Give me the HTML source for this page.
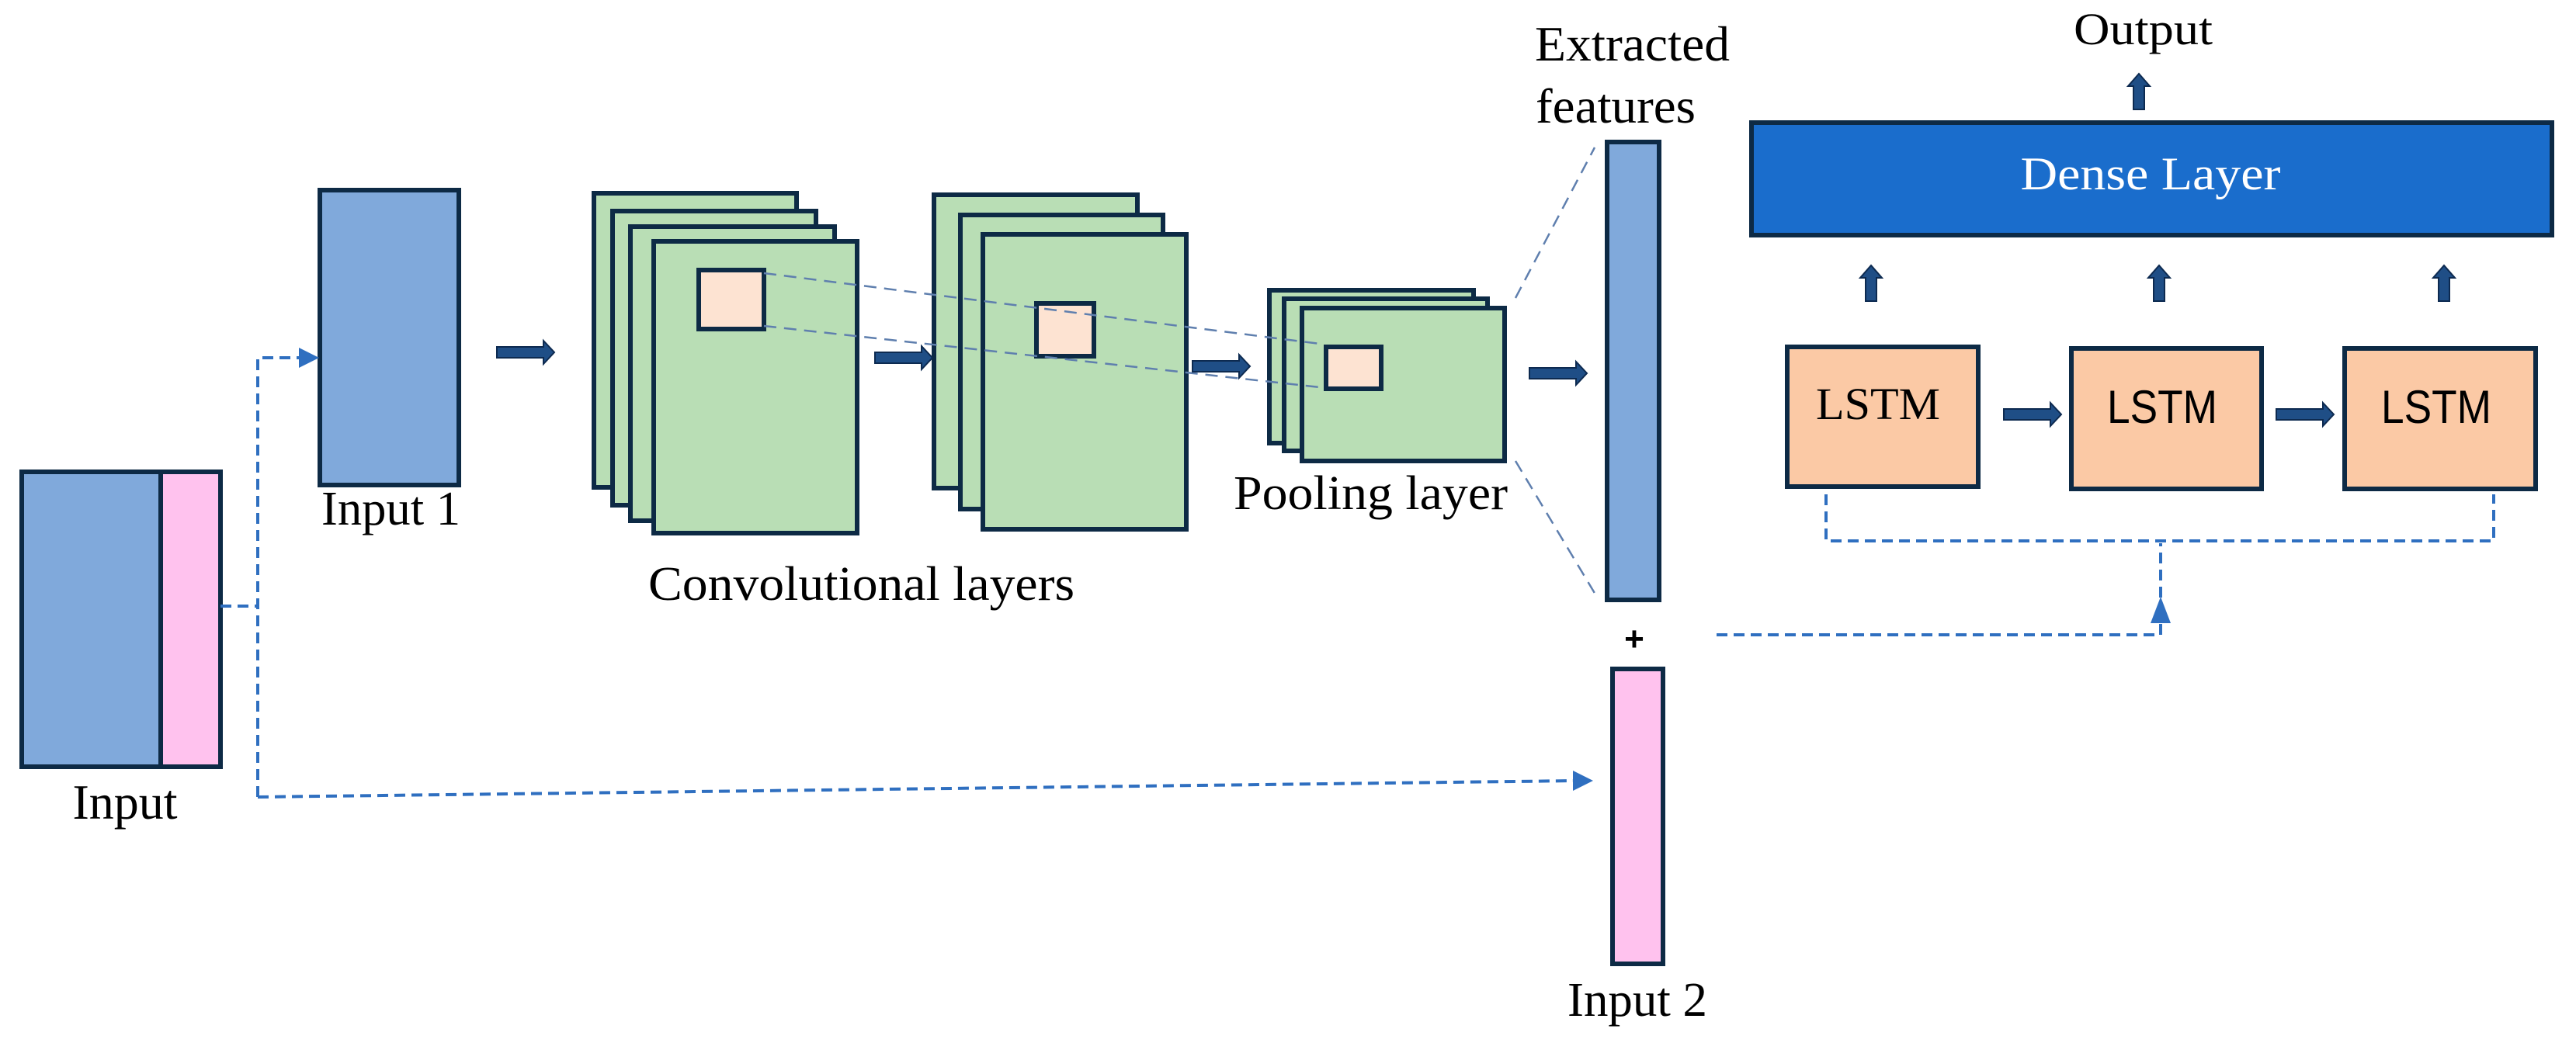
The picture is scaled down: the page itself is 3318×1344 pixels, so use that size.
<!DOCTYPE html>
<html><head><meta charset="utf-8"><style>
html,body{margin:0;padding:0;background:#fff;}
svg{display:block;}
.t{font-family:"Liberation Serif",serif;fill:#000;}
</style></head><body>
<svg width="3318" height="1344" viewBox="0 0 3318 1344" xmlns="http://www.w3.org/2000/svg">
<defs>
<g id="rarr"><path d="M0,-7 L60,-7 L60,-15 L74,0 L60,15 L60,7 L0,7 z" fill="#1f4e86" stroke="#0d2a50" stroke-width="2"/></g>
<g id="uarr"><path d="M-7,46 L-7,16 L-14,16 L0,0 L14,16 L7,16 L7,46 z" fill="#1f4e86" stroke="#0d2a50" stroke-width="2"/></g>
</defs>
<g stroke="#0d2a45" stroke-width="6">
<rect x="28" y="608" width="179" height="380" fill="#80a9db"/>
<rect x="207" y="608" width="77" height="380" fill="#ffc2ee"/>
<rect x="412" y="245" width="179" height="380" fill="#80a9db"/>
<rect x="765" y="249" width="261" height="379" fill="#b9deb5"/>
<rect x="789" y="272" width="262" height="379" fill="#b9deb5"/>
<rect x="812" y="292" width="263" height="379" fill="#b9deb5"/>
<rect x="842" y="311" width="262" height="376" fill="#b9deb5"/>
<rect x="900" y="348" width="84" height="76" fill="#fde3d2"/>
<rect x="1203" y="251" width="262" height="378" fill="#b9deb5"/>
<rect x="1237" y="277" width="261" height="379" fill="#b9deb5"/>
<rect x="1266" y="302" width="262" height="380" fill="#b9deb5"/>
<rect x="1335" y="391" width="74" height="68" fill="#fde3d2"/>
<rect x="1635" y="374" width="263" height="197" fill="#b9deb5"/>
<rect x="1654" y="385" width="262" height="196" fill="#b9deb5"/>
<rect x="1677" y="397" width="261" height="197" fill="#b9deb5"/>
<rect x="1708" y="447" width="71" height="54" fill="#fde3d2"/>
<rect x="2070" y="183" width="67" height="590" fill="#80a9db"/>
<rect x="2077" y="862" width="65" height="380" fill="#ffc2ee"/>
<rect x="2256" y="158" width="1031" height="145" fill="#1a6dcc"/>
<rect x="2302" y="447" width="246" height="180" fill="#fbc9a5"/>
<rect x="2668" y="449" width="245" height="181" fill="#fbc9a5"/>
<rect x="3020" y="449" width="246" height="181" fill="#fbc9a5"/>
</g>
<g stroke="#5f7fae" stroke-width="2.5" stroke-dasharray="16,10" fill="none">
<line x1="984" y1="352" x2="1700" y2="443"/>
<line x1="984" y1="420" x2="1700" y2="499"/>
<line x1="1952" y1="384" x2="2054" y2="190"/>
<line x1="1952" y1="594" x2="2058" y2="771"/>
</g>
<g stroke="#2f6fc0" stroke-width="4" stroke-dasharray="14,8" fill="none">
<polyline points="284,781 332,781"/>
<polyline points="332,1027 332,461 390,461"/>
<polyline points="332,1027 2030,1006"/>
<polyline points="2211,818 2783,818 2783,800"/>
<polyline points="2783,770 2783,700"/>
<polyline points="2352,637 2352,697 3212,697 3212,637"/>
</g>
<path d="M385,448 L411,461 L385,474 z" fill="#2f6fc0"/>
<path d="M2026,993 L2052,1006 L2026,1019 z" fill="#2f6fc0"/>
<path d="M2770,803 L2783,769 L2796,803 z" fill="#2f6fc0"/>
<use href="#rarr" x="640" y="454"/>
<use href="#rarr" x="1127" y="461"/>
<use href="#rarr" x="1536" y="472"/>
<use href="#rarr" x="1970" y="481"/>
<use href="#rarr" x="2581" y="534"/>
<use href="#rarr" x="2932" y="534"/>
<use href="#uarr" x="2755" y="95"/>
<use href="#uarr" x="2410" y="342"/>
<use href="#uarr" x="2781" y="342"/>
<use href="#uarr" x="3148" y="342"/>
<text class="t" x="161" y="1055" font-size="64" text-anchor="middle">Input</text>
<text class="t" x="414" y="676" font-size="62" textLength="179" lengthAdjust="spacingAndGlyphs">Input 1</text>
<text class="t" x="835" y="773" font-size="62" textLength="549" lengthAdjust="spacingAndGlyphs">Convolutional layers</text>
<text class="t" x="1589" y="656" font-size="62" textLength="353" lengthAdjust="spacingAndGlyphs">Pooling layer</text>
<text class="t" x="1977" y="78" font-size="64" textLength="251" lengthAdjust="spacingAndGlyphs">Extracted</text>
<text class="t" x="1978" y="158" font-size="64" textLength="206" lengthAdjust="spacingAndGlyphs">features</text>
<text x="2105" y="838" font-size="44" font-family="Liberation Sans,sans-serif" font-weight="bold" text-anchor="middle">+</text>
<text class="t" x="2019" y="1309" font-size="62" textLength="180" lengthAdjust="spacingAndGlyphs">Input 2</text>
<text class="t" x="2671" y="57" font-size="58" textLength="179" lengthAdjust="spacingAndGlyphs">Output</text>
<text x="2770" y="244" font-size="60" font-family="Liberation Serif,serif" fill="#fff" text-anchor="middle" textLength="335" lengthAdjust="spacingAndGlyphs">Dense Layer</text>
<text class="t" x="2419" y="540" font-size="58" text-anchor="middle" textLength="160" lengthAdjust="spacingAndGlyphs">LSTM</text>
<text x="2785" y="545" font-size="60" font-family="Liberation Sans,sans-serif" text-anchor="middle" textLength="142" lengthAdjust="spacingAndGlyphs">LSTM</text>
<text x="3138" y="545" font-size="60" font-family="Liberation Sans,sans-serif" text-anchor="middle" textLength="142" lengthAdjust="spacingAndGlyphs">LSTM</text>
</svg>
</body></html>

_Task goal_
Transcribe the preceding listing in its entirety and with exact wording, leaving out pictures.

_Result of the exercise_
Give me the HTML source for this page.
The picture is scaled down: the page itself is 3318×1344 pixels, so use that size.
<!DOCTYPE html>
<html><head><meta charset="utf-8"><style>
html,body{margin:0;padding:0;background:#fff;}
svg{display:block;}
.t{font-family:"Liberation Serif",serif;fill:#000;}
</style></head><body>
<svg width="3318" height="1344" viewBox="0 0 3318 1344" xmlns="http://www.w3.org/2000/svg">
<defs>
<g id="rarr"><path d="M0,-7 L60,-7 L60,-15 L74,0 L60,15 L60,7 L0,7 z" fill="#1f4e86" stroke="#0d2a50" stroke-width="2"/></g>
<g id="uarr"><path d="M-7,46 L-7,16 L-14,16 L0,0 L14,16 L7,16 L7,46 z" fill="#1f4e86" stroke="#0d2a50" stroke-width="2"/></g>
</defs>
<g stroke="#0d2a45" stroke-width="6">
<rect x="28" y="608" width="179" height="380" fill="#80a9db"/>
<rect x="207" y="608" width="77" height="380" fill="#ffc2ee"/>
<rect x="412" y="245" width="179" height="380" fill="#80a9db"/>
<rect x="765" y="249" width="261" height="379" fill="#b9deb5"/>
<rect x="789" y="272" width="262" height="379" fill="#b9deb5"/>
<rect x="812" y="292" width="263" height="379" fill="#b9deb5"/>
<rect x="842" y="311" width="262" height="376" fill="#b9deb5"/>
<rect x="900" y="348" width="84" height="76" fill="#fde3d2"/>
<rect x="1203" y="251" width="262" height="378" fill="#b9deb5"/>
<rect x="1237" y="277" width="261" height="379" fill="#b9deb5"/>
<rect x="1266" y="302" width="262" height="380" fill="#b9deb5"/>
<rect x="1335" y="391" width="74" height="68" fill="#fde3d2"/>
<rect x="1635" y="374" width="263" height="197" fill="#b9deb5"/>
<rect x="1654" y="385" width="262" height="196" fill="#b9deb5"/>
<rect x="1677" y="397" width="261" height="197" fill="#b9deb5"/>
<rect x="1708" y="447" width="71" height="54" fill="#fde3d2"/>
<rect x="2070" y="183" width="67" height="590" fill="#80a9db"/>
<rect x="2077" y="862" width="65" height="380" fill="#ffc2ee"/>
<rect x="2256" y="158" width="1031" height="145" fill="#1a6dcc"/>
<rect x="2302" y="447" width="246" height="180" fill="#fbc9a5"/>
<rect x="2668" y="449" width="245" height="181" fill="#fbc9a5"/>
<rect x="3020" y="449" width="246" height="181" fill="#fbc9a5"/>
</g>
<g stroke="#5f7fae" stroke-width="2.5" stroke-dasharray="16,10" fill="none">
<line x1="984" y1="352" x2="1700" y2="443"/>
<line x1="984" y1="420" x2="1700" y2="499"/>
<line x1="1952" y1="384" x2="2054" y2="190"/>
<line x1="1952" y1="594" x2="2058" y2="771"/>
</g>
<g stroke="#2f6fc0" stroke-width="4" stroke-dasharray="14,8" fill="none">
<polyline points="284,781 332,781"/>
<polyline points="332,1027 332,461 390,461"/>
<polyline points="332,1027 2030,1006"/>
<polyline points="2211,818 2783,818 2783,800"/>
<polyline points="2783,770 2783,700"/>
<polyline points="2352,637 2352,697 3212,697 3212,637"/>
</g>
<path d="M385,448 L411,461 L385,474 z" fill="#2f6fc0"/>
<path d="M2026,993 L2052,1006 L2026,1019 z" fill="#2f6fc0"/>
<path d="M2770,803 L2783,769 L2796,803 z" fill="#2f6fc0"/>
<use href="#rarr" x="640" y="454"/>
<use href="#rarr" x="1127" y="461"/>
<use href="#rarr" x="1536" y="472"/>
<use href="#rarr" x="1970" y="481"/>
<use href="#rarr" x="2581" y="534"/>
<use href="#rarr" x="2932" y="534"/>
<use href="#uarr" x="2755" y="95"/>
<use href="#uarr" x="2410" y="342"/>
<use href="#uarr" x="2781" y="342"/>
<use href="#uarr" x="3148" y="342"/>
<text class="t" x="161" y="1055" font-size="64" text-anchor="middle">Input</text>
<text class="t" x="414" y="676" font-size="62" textLength="179" lengthAdjust="spacingAndGlyphs">Input 1</text>
<text class="t" x="835" y="773" font-size="62" textLength="549" lengthAdjust="spacingAndGlyphs">Convolutional layers</text>
<text class="t" x="1589" y="656" font-size="62" textLength="353" lengthAdjust="spacingAndGlyphs">Pooling layer</text>
<text class="t" x="1977" y="78" font-size="64" textLength="251" lengthAdjust="spacingAndGlyphs">Extracted</text>
<text class="t" x="1978" y="158" font-size="64" textLength="206" lengthAdjust="spacingAndGlyphs">features</text>
<text x="2105" y="838" font-size="44" font-family="Liberation Sans,sans-serif" font-weight="bold" text-anchor="middle">+</text>
<text class="t" x="2019" y="1309" font-size="62" textLength="180" lengthAdjust="spacingAndGlyphs">Input 2</text>
<text class="t" x="2671" y="57" font-size="58" textLength="179" lengthAdjust="spacingAndGlyphs">Output</text>
<text x="2770" y="244" font-size="60" font-family="Liberation Serif,serif" fill="#fff" text-anchor="middle" textLength="335" lengthAdjust="spacingAndGlyphs">Dense Layer</text>
<text class="t" x="2419" y="540" font-size="58" text-anchor="middle" textLength="160" lengthAdjust="spacingAndGlyphs">LSTM</text>
<text x="2785" y="545" font-size="60" font-family="Liberation Sans,sans-serif" text-anchor="middle" textLength="142" lengthAdjust="spacingAndGlyphs">LSTM</text>
<text x="3138" y="545" font-size="60" font-family="Liberation Sans,sans-serif" text-anchor="middle" textLength="142" lengthAdjust="spacingAndGlyphs">LSTM</text>
</svg>
</body></html>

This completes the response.